I've been teaching and studying at college for too many years, and The Scarab Chase is a rollicking, riotous satire riding rough-shod over academia's sacred cows--learning, "academic discourse", know-it-allness.

The Scarab Chase takes place at Urban U of Boston (Umass Boston, where I was an undergrad), and follows the fortunes of several characters, especially Ted Small, historian, Egyptologist, garbologist. Ted, like all academics, survives by means of his pet theory, which he's very proud of: that garbage dumps are living things, that morph and flow and finally extend death tendrils and strangle and submerge the cultures that produced them.

Ted has published the theory, and his "pal" Bill Binderbag has his own theory: there's a black hole in space headed our way, going to swallow up the earth. Bill has framed Ted (he wants his job) for the Black Hole Theory, since the Federal Department of Moods is about to prosecute the author of the Black Hole theory.

Ted's in a pickle; how to defend himself against a theory he didn't write. He hires a mad Russian lawyer who terrifies Ted, and the case is on.

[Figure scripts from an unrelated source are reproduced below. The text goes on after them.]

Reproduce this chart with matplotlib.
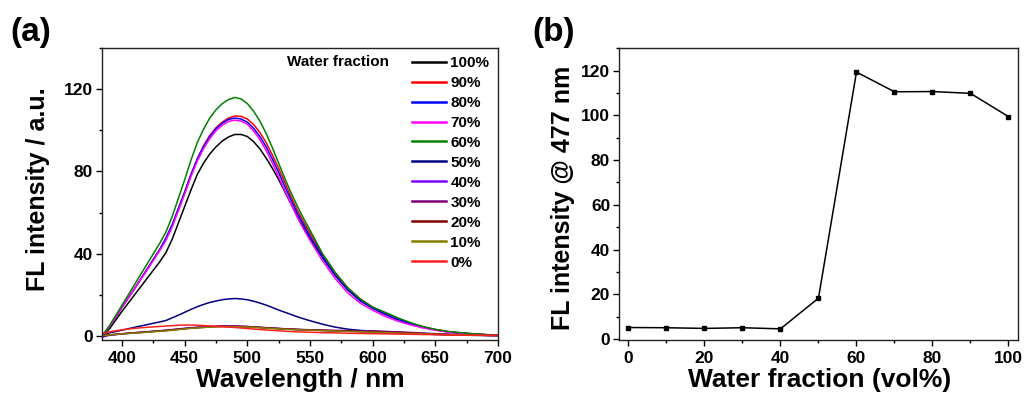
import matplotlib
matplotlib.use("Agg")
import matplotlib.pyplot as plt
from matplotlib.ticker import MultipleLocator

plt.rcParams['font.family'] = ['Liberation Sans', 'DejaVu Sans']
plt.rcParams['font.weight'] = 'bold'

# ---------------- data: panel (a) ----------------
wavelength = [385, 390, 400, 410, 420, 430, 435,
              440, 445, 450, 455, 460, 465, 470, 475, 480, 485, 490, 495, 500,
              505, 510, 515, 520, 525, 530, 535, 540, 545, 550,
              560, 570, 580, 590, 600, 610, 620, 630, 640, 650, 660, 670, 680, 690, 700]

fl_100 = [0.3, 3.5, 12, 20, 28, 36, 40.5,
          47, 55, 63, 71, 78.5, 84, 88.5, 92, 94.8, 96.8, 98, 98, 97,
          94.5, 91, 86.5, 81.5, 76, 70, 64, 58, 52.5, 47.5,
          38, 29.5, 22.5, 17.5, 13.5, 10.5, 8, 6, 4.3, 3, 2, 1.4, 0.9, 0.6, 0.3]
fl_90 = [0.8, 4.5, 14, 23, 32.5, 42, 47.5,
         54, 62, 70, 78.5, 86, 92.5, 97.5, 101.3, 104, 106, 107, 106.8, 105.5,
         102.8, 99, 94, 88, 81.5, 74.5, 67.5, 61, 55.3, 50,
         39.5, 30.5, 23.5, 18, 14, 11, 8.5, 6.2, 4.4, 3.1, 2.1, 1.5, 1.0, 0.6, 0.3]
fl_80 = [0.8, 4.5, 14, 23, 32.5, 42, 47.5,
         54, 62, 70, 78.5, 86, 92, 97, 100.8, 103.5, 105.3, 106, 105.5, 104,
         101, 97, 92, 86, 79.5, 72.5, 66, 59.5, 54, 48.5,
         38.5, 29.5, 22.5, 17, 13.5, 10.5, 8, 6, 4.2, 3, 2, 1.4, 0.9, 0.6, 0.3]
fl_70 = [0.8, 4.5, 14, 23, 32, 41.5, 46.5,
         53, 61, 69, 77.5, 85, 91, 96, 99.8, 102.5, 104.3, 105, 104.5, 103,
         99.7, 95.5, 90.2, 84, 77.3, 70.5, 64, 57.5, 51.8, 46.5,
         36.5, 28, 21, 16, 12.5, 9.5, 7.2, 5.4, 3.9, 2.8, 1.9, 1.3, 0.9, 0.5, 0.3]
fl_60 = [0.8, 5, 15, 25, 35, 45, 50.5,
         58, 67, 76, 85.5, 94, 100.5, 106, 110, 113, 115, 116, 115.3, 113,
         109.3, 104.5, 98.5, 91.5, 84, 76.5, 69.5, 63, 57, 51.5,
         40, 31, 23.5, 18, 14, 11.5, 8.8, 6.5, 4.6, 3.2, 2.2, 1.6, 1.1, 0.7, 0.4]
fl_50 = [0.5, 1.5, 2.8, 4.2, 5.5, 6.8, 7.5,
         8.8, 10.1, 11.5, 12.9, 14.2, 15.3, 16.3, 17.0, 17.6, 18.0, 18.2, 18.0, 17.6,
         16.9, 16, 15, 13.8, 12.6, 11.5, 10.4, 9.3, 8.3, 7.4,
         5.7, 4.3, 3.3, 2.7, 2.3, 2.0, 1.7, 1.3, 1.0, 0.7, 0.5, 0.4, 0.3, 0.2, 0.1]
fl_40 = [-0.5, 0.3, 1.0, 1.5, 2.0, 2.5, 2.8,
         3.1, 3.4, 3.7, 4.0, 4.2, 4.4, 4.6, 4.7, 4.8, 4.8, 4.8, 4.7, 4.6,
         4.4, 4.2, 4.0, 3.8, 3.6, 3.4, 3.25, 3.1, 3.0, 2.9,
         2.7, 2.5, 2.4, 2.3, 2.2, 2.0, 1.8, 1.5, 1.2, 0.9, 0.7, 0.5, 0.4, 0.3, 0.2]
fl_30 = [0.0, 0.5, 1.1, 1.6, 2.0, 2.5, 2.7,
         3.0, 3.3, 3.6, 3.9, 4.1, 4.3, 4.5, 4.6, 4.7, 4.7, 4.7, 4.6, 4.5,
         4.35, 4.2, 4.0, 3.8, 3.65, 3.5, 3.35, 3.2, 3.1, 3.0,
         2.8, 2.7, 2.6, 2.5, 2.4, 2.2, 2.0, 1.7, 1.4, 1.1, 0.8, 0.6, 0.4, 0.3, 0.2]
fl_20 = [0.1, 0.5, 1.0, 1.5, 1.9, 2.4, 2.6,
         2.9, 3.2, 3.5, 3.8, 4.0, 4.2, 4.4, 4.6, 4.7, 4.7, 4.7, 4.6, 4.5,
         4.3, 4.1, 3.9, 3.7, 3.55, 3.4, 3.25, 3.1, 3.0, 2.9,
         2.7, 2.5, 2.3, 2.1, 1.9, 1.7, 1.5, 1.3, 1.1, 0.9, 0.7, 0.5, 0.4, 0.3, 0.2]
fl_10 = [0.2, 0.5, 1.0, 1.4, 1.8, 2.3, 2.5,
         2.8, 3.1, 3.4, 3.7, 3.9, 4.1, 4.3, 4.4, 4.5, 4.5, 4.5, 4.4, 4.3,
         4.15, 4.0, 3.8, 3.6, 3.45, 3.3, 3.15, 3.0, 2.9, 2.8,
         2.6, 2.4, 2.2, 2.0, 1.8, 1.6, 1.4, 1.2, 1.0, 0.8, 0.6, 0.5, 0.4, 0.3, 0.2]
fl_0 = [1.2, 2.0, 3.0, 3.7, 4.2, 4.6, 4.8,
        5.0, 5.2, 5.3, 5.3, 5.2, 5.05, 4.9, 4.7, 4.5, 4.3, 4.1, 3.85, 3.6,
        3.35, 3.1, 2.9, 2.7, 2.5, 2.3, 2.15, 2.0, 1.9, 1.8,
        1.6, 1.5, 1.3, 1.2, 1.1, 1.0, 0.9, 0.8, 0.7, 0.6, 0.5, 0.4, 0.3, 0.3, 0.2]

series_labels = ['100%', '90%', '80%', '70%', '60%', '50%', '40%', '30%', '20%', '10%', '0%']
series_values = [fl_100, fl_90, fl_80, fl_70, fl_60, fl_50, fl_40, fl_30, fl_20, fl_10, fl_0]
series_colors = ['#000000', '#FF0000', '#0000FF', '#FF00FF', '#008000', '#000080',
                 '#8000FF', '#800080', '#800000', '#808000', '#FF2020']

# ---------------- data: panel (b) ----------------
water_fraction = [0, 10, 20, 30, 40, 50, 60, 70, 80, 90, 100]
fl_477 = [5.2, 5.1, 4.8, 5.1, 4.6, 18.3, 119.3, 110.5, 110.6, 109.8, 99.4]

# ---------------- figure ----------------
fig = plt.figure(figsize=(10.27, 4.01), dpi=100)
ax1 = fig.add_axes([0.0993, 0.152, 0.3856, 0.728])
ax2 = fig.add_axes([0.6027, 0.152, 0.3885, 0.728])

for vals, lab, col in zip(series_values, series_labels, series_colors):
    ax1.plot(wavelength, vals, color=col, lw=1.1, label=lab)

ax1.set_xlim(384, 700)
ax1.set_ylim(-2, 140)
ax1.xaxis.set_major_locator(MultipleLocator(50))
ax1.xaxis.set_minor_locator(MultipleLocator(25))
ax1.yaxis.set_major_locator(MultipleLocator(40))
ax1.yaxis.set_minor_locator(MultipleLocator(20))
ax1.set_xlabel('Wavelength / nm', fontsize=19, fontweight='bold')
ax1.set_ylabel('FL intensity / a.u.', fontsize=18, fontweight='bold')

ax1.text(0.467, 0.952, 'Water fraction', transform=ax1.transAxes, fontsize=11,
         fontweight='bold', va='center', ha='left')
leg = ax1.legend(loc='upper left', bbox_to_anchor=(0.783, 0.973), frameon=False,
                 fontsize=11, handlelength=2.2, handletextpad=0.3, labelspacing=0.39,
                 borderpad=0, borderaxespad=0)
for line in leg.get_lines():
    line.set_linewidth(1.8)
for t in leg.get_texts():
    t.set_fontweight('bold')

ax2.plot(water_fraction, fl_477, color='black', lw=1.1, marker='s', markersize=3)
ax2.set_xlim(-2.5, 102.5)
ax2.set_ylim(-0.4, 130)
ax2.xaxis.set_major_locator(MultipleLocator(20))
ax2.xaxis.set_minor_locator(MultipleLocator(10))
ax2.yaxis.set_major_locator(MultipleLocator(20))
ax2.yaxis.set_minor_locator(MultipleLocator(10))
ax2.set_xlabel('Water fraction (vol%)', fontsize=19, fontweight='bold')
ax2.set_ylabel('FL intensity @ 477 nm', fontsize=18, fontweight='bold')

for ax in (ax1, ax2):
    for s in ax.spines.values():
        s.set_linewidth(1.0)
        s.set_color('#222222')
    ax.tick_params(which='major', direction='out', length=4.3, width=1.0, labelsize=12.5)
    ax.tick_params(which='minor', direction='out', length=2.5, width=1.0)
    ax.tick_params(axis='x', which='major', pad=3.5)
    ax.tick_params(axis='y', which='major', pad=2)
    for lab in ax.get_xticklabels() + ax.get_yticklabels():
        lab.set_fontweight('bold')

ax1.xaxis.set_label_coords(0.5, -0.097)
ax2.xaxis.set_label_coords(0.504, -0.097)
ax1.yaxis.set_label_coords(-0.13, 0.517)
ax2.yaxis.set_label_coords(-0.11, 0.488)

fig.text(10 / 1027, 1 - 17 / 401, '(a)', fontsize=24, fontweight='bold', va='top', ha='left')
fig.text(532 / 1027, 1 - 17 / 401, '(b)', fontsize=24, fontweight='bold', va='top', ha='left')

fig.savefig('out.png', dpi=100)
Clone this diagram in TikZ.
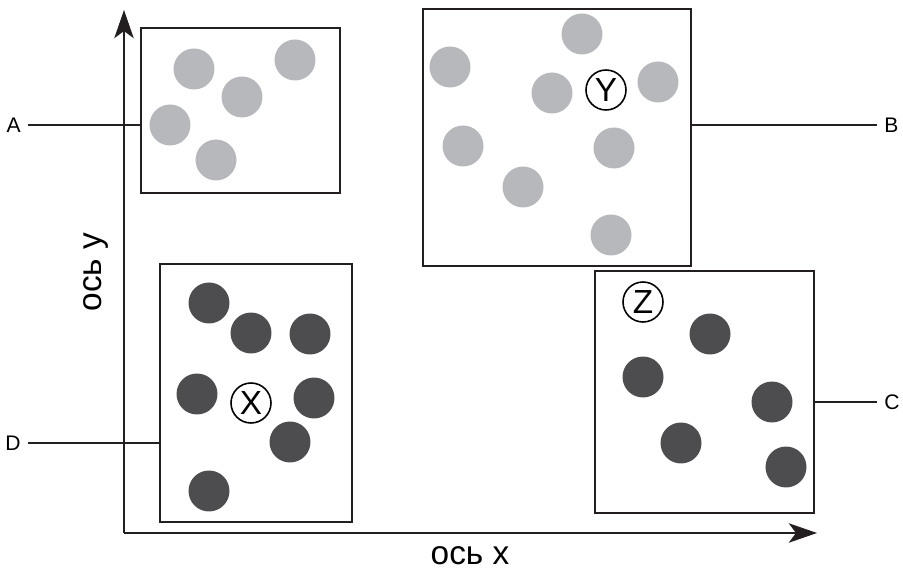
\documentclass[tikz,border=0pt]{standalone}
\usepackage{fontspec}
\setmainfont{Liberation Sans}
\usetikzlibrary{arrows.meta,positioning}
\definecolor{dotlight}{HTML}{B7B8BB}
\definecolor{dotdark}{HTML}{4D4D4F}
\definecolor{inkgray}{HTML}{231F20}

\begin{document}
\begin{tikzpicture}[x=0.02cm,y=-0.02cm,font=\fontsize{12}{14}\selectfont]
  \tikzset{panel/.style={draw=inkgray, line width=1.1pt, inner sep=0pt}, dot/.style={circle, inner sep=0pt, minimum size=0.82cm}, light/.style={dot, fill=dotlight}, dark/.style={dot, fill=dotdark}, marked/.style={dot, draw=black, line width=0.9pt, minimum size=0.8cm, font=\fontsize{19}{19}\selectfont}, tag/.style={inner sep=4pt}, lead/.style={draw=inkgray, line width=1.1pt}, axis/.style={draw=inkgray, line width=1.3pt, -{Stealth[length=16pt,width=11pt,inset=4pt]}}, axislabel/.style={font=\fontsize{19}{19}\selectfont}}
  \useasboundingbox (0,0) rectangle (903,570);
  % axes
  \coordinate (O) at (124,533);
  \coordinate (ytip) at (124,10);
  \coordinate (xtip) at (817,533);
  \draw[axis] (O) -- (ytip);
  \draw[axis] (O) -- (xtip);
  \node[axislabel] (xlab) at (470,556) {ось х};
  \node[axislabel, rotate=90] (ylab) at (96,272) {ось у};
  % panels
  \node[panel, minimum width=3.98cm, minimum height=3.30cm] (boxA) at (240.5,110.5) {};
  \node[panel, minimum width=5.36cm, minimum height=5.14cm] (boxB) at (557,137.5) {};
  \node[panel, minimum width=4.38cm, minimum height=4.84cm] (boxC) at (704.5,392) {};
  \node[panel, minimum width=3.84cm, minimum height=5.16cm] (boxD) at (256,393) {};
  % labels and leads
  \node[tag, anchor=east] (labA) at (28,125) {A};
  \node[tag, anchor=west] (labB) at (877,125) {B};
  \node[tag, anchor=west] (labC) at (877,402) {C};
  \node[tag, anchor=east] (labD) at (28,443) {D};
  \draw[lead] (labA.east) -- (labA.east -| boxA.west);
  \draw[lead] (labB.west) -- (labB.west -| boxB.east);
  \draw[lead] (labC.west) -- (labC.west -| boxC.east);
  \draw[lead] (labD.east) -- (labD.east -| boxD.west);
  % dots
  \foreach \x/\y [count=\i] in {194/69, 295/60, 242/97, 170/125, 216/160}
    \node[light] (a\i) at (\x,\y) {};
  \foreach \x/\y [count=\i] in {450/67, 582/34, 552/93, 658/82, 463/146, 614/148, 523/187, 611/235}
    \node[light] (b\i) at (\x,\y) {};
  \foreach \x/\y [count=\i] in {710/334, 643/377, 772/402, 681/443, 786/467}
    \node[dark] (c\i) at (\x,\y) {};
  \foreach \x/\y [count=\i] in {209/303, 251/333, 310/334, 197/394, 314/398, 290/442, 209/491}
    \node[dark] (d\i) at (\x,\y) {};
  % marked points
  \node[marked] (ptX) at (251,403) {X};
  \node[marked] (ptY) at (606,90) {Y};
  \node[marked] (ptZ) at (643,302) {Z};
\end{tikzpicture}
\end{document}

There's an even bigger threat, though, which Ted knows about: Urban U was built on top of a garbage dump (this is an actual real fact), and the dump is about to swallow up the university. Already cars and people are disappearing inexplicably.

But wait, there's more! Ted understands the garbage because he has studied Egyptian garbage dumps, and now he knows the real secret: Urban U's underground is constructed just like the insides of a pyramid, and the dump lies below that. Ted needs the help of a former lover who now hates him, as well as a need to grow to a deeper understanding of love, in order to save both himself and the university.

The book is full of Egyptian mythology and history, as well as lots and lots of distorted facts and fractured chronologies. It's got jazz, illicit lovers, campus intrigue, a corrupt chancellor, mad professors galore spouting nonsensical theories and threatening students. It's a race to the finish; will the university get swamped in its own garbage dump, or is the black hole theory more than a theory?

Sound ridiculous? It is--but for fans of satire, and for those of you who have a love/hate relationship with academia, this is the story.